Pour autant, des données même très positives n’épuisent pas les controverses. Les Dr Yann-Alexandre Vano (oncologue médical, Hôpital européen Georges-Pompidou, Paris) et le Pr Marc-Olivier Timsit (urologue, Hôpital Georges-Pompidou, Paris) se sont ainsi livré à une passionnante joute verbale autour de l’intérêt ou non d’associer une chimiothérapie à une castration chez des patients jeunes porteurs d’un cancer métastasé dès le diagnostic et hormononaïfs.
Jusqu’en juin 2014, quelle était la stratégie thérapeutique appliquée dans ce groupe de patients ? Une hormonothérapie était d’abord prescrite, suivie dans un second temps par une chimiothérapie en cas d’échappement thérapeutique. Cette pratique est désormais remise en cause par les conclusions de l’essai CHAARTED, un essai de phase III randomisé présenté en juin dernier.
Survie globale améliorée de 13,6 mois
Principal résultat, l’association d'emblée entre une hormonothérapie et une chimiothérapie par docetaxel améliore la survie globale de 13,6 mois. En effet dans le bras chimiothérapie associé à l’hormonothérapie, la survie globale s’élève à 57,6 mois versus 43 mois dans le bras hormonothérapie seule. « Un gain aussi important est très rare », a rapporté le Dr Yann- Alexandre Vano. En règle générale, le taux de survie observé avec les nouvelles thérapeutiques ne dépasse pas quatre mois. Le docetaxel est la pierre angulaire dans la prise en charge du cancer de la prostate métastasé. Les nouvelles molécules récemment approuvées se positionnent en effet soit avant le docetaxel, soit après mais ne tentent pas de se substituer à ce traitement de référence.

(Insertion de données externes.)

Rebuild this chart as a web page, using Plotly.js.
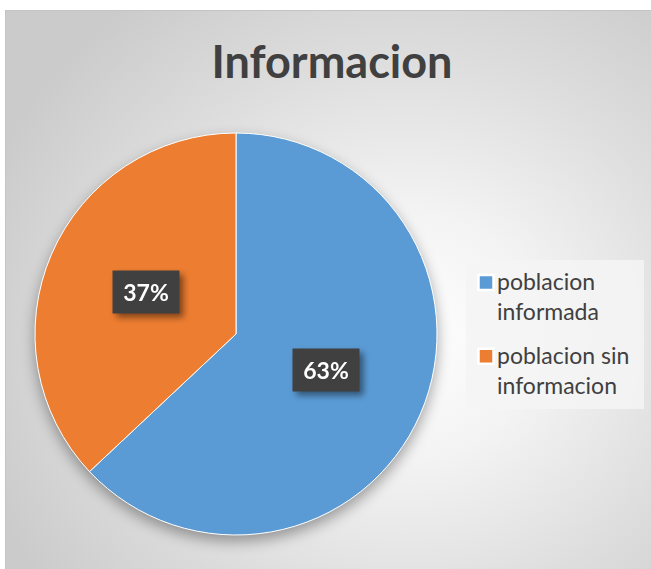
<!DOCTYPE html>
<html>
<head>
<meta charset="utf-8">
<script src="https://cdn.plot.ly/plotly-3.0.1.min.js"></script>
<style>
  html, body { margin:0; padding:0; background:#ffffff; }
  #bg { position:absolute; left:5px; top:10px; width:646px; height:559px; box-sizing:border-box;
        border-left:1px solid #c4c4c4; border-top:1px solid #c4c4c4;
        background: radial-gradient(ellipse 70% 75% at 62% 58%, #ffffff 0%, #f3f3f3 30%, #dedede 65%, #cbcbcb 100%); }
  #chart { position:absolute; left:0; top:0; width:651px; height:569px; }
  #chart .pielayer .trace { filter: drop-shadow(0px 6px 7px rgba(0,0,0,0.35)); }
  #chart g.annotation { filter: drop-shadow(4px 4px 3px rgba(0,0,0,0.45)); }
  #chart .legend .legendtext { transform: translateX(-9px); }
</style>
</head>
<body>
<div id="bg"></div>
<div id="chart"></div>
<script>
const categories = ["poblacion<br>informada", "poblacion sin<br>informacion"];
const values = [63, 37];
const colors = ["#5B9BD5", "#ED7D31"];
const chartTitle = "Informacion";

const W = 651, H = 569;
// pie domain (paper fractions)
const dom = { x: [35 / W, 437 / W], y: [1 - 535 / H, 1 - 133 / H] };

const trace = {
  type: "pie",
  labels: categories,
  values: values,
  marker: { colors: colors, line: { color: "#ffffff", width: 1 } },
  sort: false,
  direction: "clockwise",
  rotation: 0,
  textinfo: "none",
  hoverinfo: "label+percent",
  domain: dom
};

// data labels placed at half radius along each slice's mid-angle
const total = values.reduce((a, b) => a + b, 0);
const cx = (dom.x[0] + dom.x[1]) / 2 * W;
const cy = (1 - (dom.y[0] + dom.y[1]) / 2) * H;
const r = Math.min((dom.x[1] - dom.x[0]) * W, (dom.y[1] - dom.y[0]) * H) / 2;
let cum = 0;
const annotations = values.map(v => {
  const mid = (cum + v / 2) / total * 2 * Math.PI;
  cum += v;
  const px = cx + 0.49 * r * Math.sin(mid);
  const py = cy - 0.49 * r * Math.cos(mid);
  return {
    xref: "paper", yref: "paper",
    x: px / W, y: 1 - (py - 3) / H,
    xanchor: "center", yanchor: "middle",
    text: "<b>" + Math.round(v / total * 100) + "%</b>",
    showarrow: false,
    font: { family: "Lato, sans-serif", size: 23, color: "#ffffff" },
    bgcolor: "#404040",
    width: 64, height: 40
  };
});

const layout = {
  width: W, height: H,
  margin: { l: 0, r: 0, t: 0, b: 0 },
  paper_bgcolor: "rgba(0,0,0,0)",
  plot_bgcolor: "rgba(0,0,0,0)",
  font: { family: "Lato, sans-serif", color: "#404040" },
  title: {
    text: "<b>" + chartTitle + "</b>",
    font: { family: "Lato, sans-serif", size: 45, color: "#404040" },
    x: 332 / W, xanchor: "center",
    y: 1 - 62 / H, yanchor: "middle"
  },
  showlegend: true,
  legend: {
    x: 466 / W, y: 1 - 260 / H, xanchor: "left", yanchor: "top",
    bgcolor: "rgba(244,244,244,0.85)",
    borderwidth: 0,
    font: { family: "Lato, sans-serif", size: 23, color: "#404040" },
    itemsizing: "constant",
    traceorder: "normal"
  },
  annotations: annotations
};

Plotly.newPlot("chart", [trace], layout, { displayModeBar: false, staticPlot: true }).then(gd => {
  // add extra spacing between legend entries (Excel-style gap)
  const gap = 11;
  const items = gd.querySelectorAll(".legend g.traces");
  items.forEach((g, i) => {
    if (i === 0) return;
    const t = g.getAttribute("transform") || "";
    const m = t.match(/translate\(\s*([-\d.]+)[ ,]+([-\d.]+)\s*\)/);
    if (m) g.setAttribute("transform", "translate(" + m[1] + "," + (parseFloat(m[2]) + gap * i) + ")");
  });
  const bg = gd.querySelector(".legend rect.bg");
  if (bg) bg.setAttribute("height", parseFloat(bg.getAttribute("height")) + gap * (items.length - 1) + 2);
  // larger square markers aligned with the first text line
  gd.querySelectorAll(".legend .legendpoints path").forEach(p => {
    const t = p.getAttribute("transform") || "";
    p.setAttribute("transform", t + " translate(0,-14) scale(1.25)");
  });
});
</script>
</body>
</html>
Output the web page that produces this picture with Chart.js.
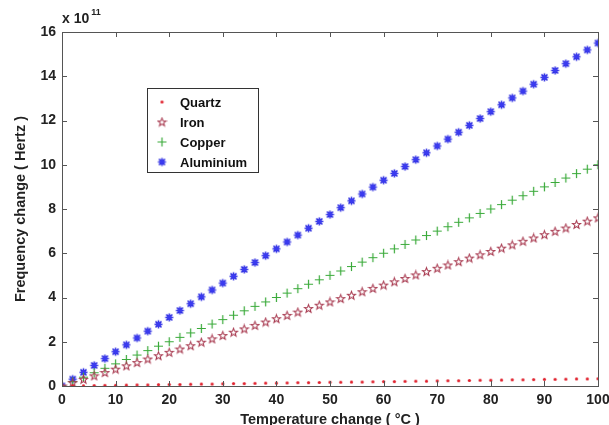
<!DOCTYPE html>
<html><head><meta charset="utf-8">
<script src="https://cdn.jsdelivr.net/npm/chart.js@4"></script>
<style>html,body{margin:0;padding:0;background:#fff}#w{width:609px;height:425px}</style>
</head><body><div id="w"><canvas id="c"></canvas></div>
<script>
const temperatures = [0,2,4,6,8,10,12,14,16,18,20,22,24,26,28,30,32,34,36,38,40,42,44,46,48,50,52,54,56,58,60,62,64,66,68,70,72,74,76,78,80,82,84,86,88,90,92,94,96,98,100];
const quartz = [0,0.01,0.01,0.02,0.03,0.03,0.04,0.05,0.05,0.06,0.07,0.07,0.08,0.09,0.09,0.10,0.11,0.11,0.12,0.13,0.13,0.14,0.15,0.15,0.16,0.17,0.17,0.18,0.18,0.19,0.20,0.20,0.21,0.22,0.22,0.23,0.24,0.24,0.25,0.26,0.26,0.27,0.28,0.28,0.29,0.30,0.30,0.31,0.32,0.32,0.33];
const iron = [0,0.15,0.30,0.46,0.61,0.76,0.91,1.06,1.22,1.37,1.52,1.67,1.82,1.98,2.13,2.28,2.43,2.58,2.74,2.89,3.04,3.19,3.34,3.50,3.65,3.80,3.95,4.10,4.26,4.41,4.56,4.71,4.86,5.02,5.17,5.32,5.47,5.62,5.78,5.93,6.08,6.23,6.38,6.54,6.69,6.84,6.99,7.14,7.30,7.45,7.60];
const copper = [0,0.2,0.4,0.6,0.8,1.0,1.2,1.4,1.6,1.8,2.0,2.2,2.4,2.6,2.8,3.0,3.2,3.4,3.6,3.8,4.0,4.2,4.4,4.6,4.8,5.0,5.2,5.4,5.6,5.8,6.0,6.2,6.4,6.6,6.8,7.0,7.2,7.4,7.6,7.8,8.0,8.2,8.4,8.6,8.8,9.0,9.2,9.4,9.6,9.8,10.0];
const aluminium = [0,0.31,0.62,0.93,1.24,1.55,1.86,2.17,2.48,2.79,3.10,3.41,3.72,4.03,4.34,4.65,4.96,5.27,5.58,5.89,6.20,6.51,6.82,7.13,7.44,7.75,8.06,8.37,8.68,8.99,9.30,9.61,9.92,10.23,10.54,10.85,11.16,11.47,11.78,12.09,12.40,12.71,13.02,13.33,13.64,13.95,14.26,14.57,14.88,15.19,15.50];
const seriesNames = ['Quartz','Iron','Copper','Aluminium'];
const xTicks = [0,10,20,30,40,50,60,70,80,90,100];
const yTicks = [0,2,4,6,8,10,12,14,16];

function mk(size, draw){const c=document.createElement('canvas');c.width=size;c.height=size;const g=c.getContext('2d');draw(g,size/2);return c;}
const mQuartz = mk(5,(g,h)=>{g.fillStyle='#e0202c';g.beginPath();g.arc(h,h,1.6,0,Math.PI*2);g.fill();});
const mIron = mk(11,(g,h)=>{g.strokeStyle='#a83a50';g.lineWidth=1.1;g.beginPath();
  for(let i=0;i<10;i++){const r=i%2?1.8:4.2;const a=-Math.PI/2+i*Math.PI/5;const x=h+r*Math.cos(a),y=h+0.3+r*Math.sin(a);i?g.lineTo(x,y):g.moveTo(x,y);}g.closePath();g.stroke();});
const mCopper = mk(11,(g,h)=>{g.strokeStyle='#3aaa3a';g.lineWidth=1.2;g.beginPath();g.moveTo(h,h-4.5);g.lineTo(h,h+4.5);g.moveTo(h-4.5,h);g.lineTo(h+4.5,h);g.stroke();});
const mAlu = mk(11,(g,h)=>{g.strokeStyle='#2a2ae0';g.fillStyle='#3a3af0';g.lineWidth=1.6;g.beginPath();g.moveTo(h,h-4);g.lineTo(h,h+4);g.moveTo(h-4,h);g.lineTo(h+4,h);g.moveTo(h-3,h-3);g.lineTo(h+3,h+3);g.moveTo(h-3,h+3);g.lineTo(h+3,h-3);g.stroke();
  g.beginPath();g.moveTo(h,h-3);g.lineTo(h+3,h);g.lineTo(h,h+3);g.lineTo(h-3,h);g.closePath();g.fill();});
const markers=[mQuartz,mIron,mCopper,mAlu];
const seriesData=[quartz,iron,copper,aluminium];

const FONT='"Liberation Sans", Arial, sans-serif';
const AX='#555';

const boxPlugin={id:'box',afterDatasetsDraw(chart){
  const {ctx,chartArea:a,scales:{x,y}}=chart;ctx.save();
  ctx.strokeStyle=AX;ctx.lineWidth=1;
  ctx.strokeRect(a.left+0.5,a.top+0.5,a.right-a.left,a.bottom-a.top);
  ctx.beginPath();
  x.ticks.forEach(t=>{const px=Math.round(x.getPixelForValue(t.value))+0.5;ctx.moveTo(px,a.bottom);ctx.lineTo(px,a.bottom-5);ctx.moveTo(px,a.top);ctx.lineTo(px,a.top+5);});
  y.ticks.forEach(t=>{const py=Math.round(y.getPixelForValue(t.value))+0.5;ctx.moveTo(a.left,py);ctx.lineTo(a.left+5,py);ctx.moveTo(a.right,py);ctx.lineTo(a.right-5,py);});
  ctx.stroke();
  // exponent label
  ctx.fillStyle='#222';ctx.font='bold 14px '+FONT;ctx.textBaseline='alphabetic';ctx.textAlign='left';
  ctx.fillText('x 10',a.left+0,a.top-9);
  const w=ctx.measureText('x 10').width;ctx.font='bold 9px '+FONT;ctx.fillText('11',a.left+w+2,a.top-17);
  // legend
  const lx=147,ly=88,lw=111,lh=84;
  ctx.fillStyle='#fff';ctx.fillRect(lx,ly,lw,lh);ctx.strokeStyle='#333';ctx.strokeRect(lx+0.5,ly+0.5,lw,lh);
  ctx.font='bold 13px '+FONT;ctx.fillStyle='#111';ctx.textBaseline='middle';
  chart.data.datasets.forEach((d,i)=>{const yy=ly+14+i*20;const m=d.pointStyle;ctx.drawImage(m,162-m.width/2,yy-m.height/2);ctx.fillText(d.label,180,yy+1);});
  ctx.restore();}};

new Chart(document.getElementById('c'),{
  type:'scatter',
  data:{datasets:seriesNames.map((n,i)=>({label:n,data:temperatures.map((t,j)=>({x:t,y:seriesData[i][j]})),pointStyle:markers[i],showLine:false}))},
  options:{responsive:true,maintainAspectRatio:false,animation:false,devicePixelRatio:1,
    layout:{padding:{top:32,right:11,left:0,bottom:0}},
    plugins:{legend:{display:false},tooltip:{enabled:false}},
    scales:{
      x:{type:'linear',min:0,max:100,afterBuildTicks(s){s.ticks=xTicks.map(v=>({value:v}));},
        grid:{display:false,drawTicks:false},border:{display:false},
        ticks:{color:'#222',font:{family:FONT,size:14,weight:'bold'},padding:6,maxRotation:0},
        title:{display:true,text:'Temperature change ( °C )',color:'#222',font:{family:FONT,size:14.5,weight:'bold'},padding:{top:4,bottom:-4}},
        afterFit(s){s.height=39;s.paddingLeft=0;s.paddingRight=0;}},
      y:{type:'linear',min:0,max:16,afterBuildTicks(s){s.ticks=yTicks.map(v=>({value:v}));},
        grid:{display:false,drawTicks:false},border:{display:false},
        ticks:{color:'#222',font:{family:FONT,size:14,weight:'bold'},padding:6},
        title:{display:true,text:'Frequency change ( Hertz )',color:'#222',font:{family:FONT,size:14.5,weight:'bold'},padding:{top:12,bottom:0}},
        afterFit(s){s.width=62;s.paddingTop=0;s.paddingBottom=0;}}
    }},
  plugins:[boxPlugin]
});
</script></body></html>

Pourquoi alors, face à ces résultats, le Dr Marc Olivier Timsit affiche-t-il une plus grande prudence ? Simplement parce que les conclusions d’une seule étude doivent être interprétées avec circonspection. Toutes les études associant docetaxel et un autre produit se sont soldées par un échec. De plus, dans d’autres cancers comme celui du sein, la combinaison d’une hormonothérapie cytostatique avec une chimiothérapie active sur le cycle cellulaire est moins efficace qu’une prescription séquentielle.
Surtout ils sont en contradiction avec les résultats d’une étude précédente. L’essai français GETUD-AFU 15 n’avait pas montré en effet de bénéfice pour le patient à associer d’emblée hormonothérapie et chimiothérapie. Comment alors expliquer ces différences ? L’essai conduit par le National Institute of Health a inclus un plus grand nombre de patients (790) entre 2006 et 2012, soit le double de celui prévu dans le protocole de l’essai français. Surtout, la maladie était diagnostiquée à un stade plus avancé. L'analyse fine révèle que les patients à fort envahissement métastatique grâce au traitement combiné bénéficient d’une survie plus importante que les patients où l’extension métastatique est limitée. Autre enseignement, le doctaxel serait plus efficace lorsqu’il est administré précocement.
La tolérance est-elle le prix à payer pour obtenir un tel gain thérapeutique ? Pas si sûr. Les effets secondaires ont été limités avec seulement 13 % de neutropénies de grade 3 et 6 % de neutropénie fébriles. Enfin, un seul décès a été recensé dans le groupe chimiothérapie et castration.
Certes, tous les malades porteurs d’un cancer de la prostate ne sont pas concernés par cette avancée. Le plus souvent le cancer au moment du diagnostic est localisé. Les diagnostics de cancer de la prostate d’emblée métastasé chez un sujet jeune avec un fort volume tumoral sont peu nombreux, moins de 5 % des cas aux États-Unis, entre 5 % et 30 % en Europe. À ce jour, un haut volume tumoral est défini par le diagnostic de métastase viscérale et /ou la reconnaissance de quatre lésions osseuses dont une au moins est non-axiale (rachis/pelvis).
D’autres données à court ou moyen terme sont attendues. Elles devraient alors confirmer les résultats de l’essai CHAARTED comme l’essai STAMPEDE. En attendant ces publications, lors des réunions de concertation pluridisciplinaire, seuls les patients porteurs d’un cancer de la prostate avec un haut volume métastatique devraient se voir proposer un traitement associant d’emblée docetaxel et hormonothérapie. Pour les autres patients, les données ne sont pas encore concluantes. À suivre donc.